> _YOUR INSTRUCTIONS_:
Output only the lines running from the line bearing "Convert this chart to matplotlib code." through the line bearing "2e6, 4e6, 8e6]", character for character.

begin DATASET RECORDS

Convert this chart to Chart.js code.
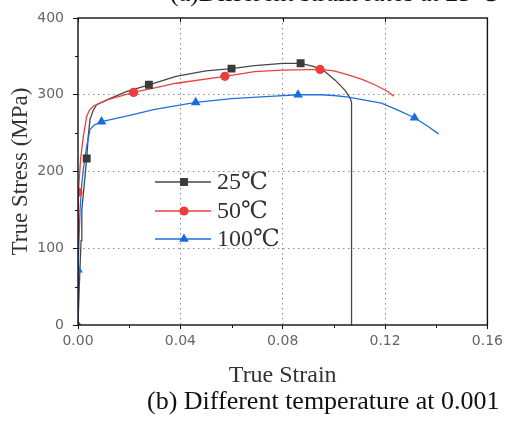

end DATASET RECORDS
begin DATASET RECORDS

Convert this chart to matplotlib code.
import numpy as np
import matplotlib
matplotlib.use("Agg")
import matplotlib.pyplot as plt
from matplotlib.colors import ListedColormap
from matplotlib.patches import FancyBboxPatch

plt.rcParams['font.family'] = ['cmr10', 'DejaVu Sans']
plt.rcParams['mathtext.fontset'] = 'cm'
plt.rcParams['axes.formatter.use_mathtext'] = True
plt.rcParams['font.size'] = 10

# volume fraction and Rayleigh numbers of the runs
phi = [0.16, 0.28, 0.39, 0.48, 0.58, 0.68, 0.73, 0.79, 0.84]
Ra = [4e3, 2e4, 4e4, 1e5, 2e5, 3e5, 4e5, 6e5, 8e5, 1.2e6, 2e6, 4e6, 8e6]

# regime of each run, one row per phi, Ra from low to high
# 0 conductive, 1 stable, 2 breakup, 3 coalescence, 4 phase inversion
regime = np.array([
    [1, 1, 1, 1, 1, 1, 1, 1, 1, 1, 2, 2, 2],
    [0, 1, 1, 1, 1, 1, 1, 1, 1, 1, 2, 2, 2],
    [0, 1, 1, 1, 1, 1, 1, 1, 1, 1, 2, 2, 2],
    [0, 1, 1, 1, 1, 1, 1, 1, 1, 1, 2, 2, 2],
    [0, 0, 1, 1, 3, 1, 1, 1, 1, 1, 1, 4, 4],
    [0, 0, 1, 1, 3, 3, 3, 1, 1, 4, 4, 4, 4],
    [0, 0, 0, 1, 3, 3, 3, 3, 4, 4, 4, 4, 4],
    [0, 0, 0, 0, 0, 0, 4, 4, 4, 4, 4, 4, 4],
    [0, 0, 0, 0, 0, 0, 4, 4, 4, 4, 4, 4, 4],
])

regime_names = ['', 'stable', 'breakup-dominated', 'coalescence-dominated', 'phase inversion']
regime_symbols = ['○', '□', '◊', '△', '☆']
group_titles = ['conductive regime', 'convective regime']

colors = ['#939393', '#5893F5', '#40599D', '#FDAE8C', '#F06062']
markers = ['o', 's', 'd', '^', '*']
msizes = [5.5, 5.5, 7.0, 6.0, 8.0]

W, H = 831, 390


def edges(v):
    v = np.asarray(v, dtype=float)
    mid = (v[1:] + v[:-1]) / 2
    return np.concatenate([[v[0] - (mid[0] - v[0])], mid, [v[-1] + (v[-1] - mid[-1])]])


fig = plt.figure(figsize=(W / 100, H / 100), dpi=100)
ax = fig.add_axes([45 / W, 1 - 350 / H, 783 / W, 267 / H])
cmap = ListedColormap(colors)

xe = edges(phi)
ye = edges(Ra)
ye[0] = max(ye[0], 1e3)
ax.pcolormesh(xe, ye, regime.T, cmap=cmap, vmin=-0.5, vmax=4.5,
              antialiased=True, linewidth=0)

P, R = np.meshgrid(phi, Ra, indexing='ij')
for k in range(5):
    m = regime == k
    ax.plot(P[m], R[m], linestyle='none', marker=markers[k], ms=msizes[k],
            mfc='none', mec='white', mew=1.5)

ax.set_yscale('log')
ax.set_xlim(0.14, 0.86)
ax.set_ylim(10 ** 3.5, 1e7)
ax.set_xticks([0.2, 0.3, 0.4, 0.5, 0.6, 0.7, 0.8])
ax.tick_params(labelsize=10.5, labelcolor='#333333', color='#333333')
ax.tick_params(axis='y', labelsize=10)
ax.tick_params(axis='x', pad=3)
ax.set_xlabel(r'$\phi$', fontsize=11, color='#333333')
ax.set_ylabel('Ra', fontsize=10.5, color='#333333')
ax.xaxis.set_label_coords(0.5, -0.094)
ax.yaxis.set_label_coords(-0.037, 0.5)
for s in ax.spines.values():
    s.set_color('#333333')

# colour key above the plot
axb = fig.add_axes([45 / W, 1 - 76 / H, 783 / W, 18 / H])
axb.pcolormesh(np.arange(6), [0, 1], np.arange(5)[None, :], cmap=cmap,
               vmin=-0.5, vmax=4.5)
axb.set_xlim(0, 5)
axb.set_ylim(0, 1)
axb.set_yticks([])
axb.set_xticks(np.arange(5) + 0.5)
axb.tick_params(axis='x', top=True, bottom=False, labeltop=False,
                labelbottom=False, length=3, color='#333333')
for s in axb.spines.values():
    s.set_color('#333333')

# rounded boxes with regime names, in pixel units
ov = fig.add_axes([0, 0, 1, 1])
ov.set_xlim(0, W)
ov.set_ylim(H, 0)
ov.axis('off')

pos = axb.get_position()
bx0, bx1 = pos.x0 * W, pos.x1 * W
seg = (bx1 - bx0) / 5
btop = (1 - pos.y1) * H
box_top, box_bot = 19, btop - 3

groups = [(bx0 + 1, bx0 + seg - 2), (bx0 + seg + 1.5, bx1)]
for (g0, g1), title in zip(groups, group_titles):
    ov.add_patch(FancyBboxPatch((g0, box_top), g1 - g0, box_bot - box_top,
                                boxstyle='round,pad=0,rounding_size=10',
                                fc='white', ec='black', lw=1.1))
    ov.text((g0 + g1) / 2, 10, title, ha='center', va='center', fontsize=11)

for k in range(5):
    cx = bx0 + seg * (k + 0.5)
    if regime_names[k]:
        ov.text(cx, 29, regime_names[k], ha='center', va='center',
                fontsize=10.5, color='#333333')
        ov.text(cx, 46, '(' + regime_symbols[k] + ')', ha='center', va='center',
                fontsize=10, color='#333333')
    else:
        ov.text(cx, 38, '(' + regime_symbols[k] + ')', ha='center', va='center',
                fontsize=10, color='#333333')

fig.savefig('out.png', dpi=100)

end DATASET RECORDS

> _WRITTEN ANSWER_:
Convert this chart to matplotlib code.
import numpy as np
import matplotlib
matplotlib.use("Agg")
import matplotlib.pyplot as plt
from matplotlib.colors import ListedColormap
from matplotlib.patches import FancyBboxPatch

plt.rcParams['font.family'] = ['cmr10', 'DejaVu Sans']
plt.rcParams['mathtext.fontset'] = 'cm'
plt.rcParams['axes.formatter.use_mathtext'] = True
plt.rcParams['font.size'] = 10

# volume fraction and Rayleigh numbers of the runs
phi = [0.16, 0.28, 0.39, 0.48, 0.58, 0.68, 0.73, 0.79, 0.84]
Ra = [4e3, 2e4, 4e4, 1e5, 2e5, 3e5, 4e5, 6e5, 8e5, 1.2e6, 2e6, 4e6, 8e6]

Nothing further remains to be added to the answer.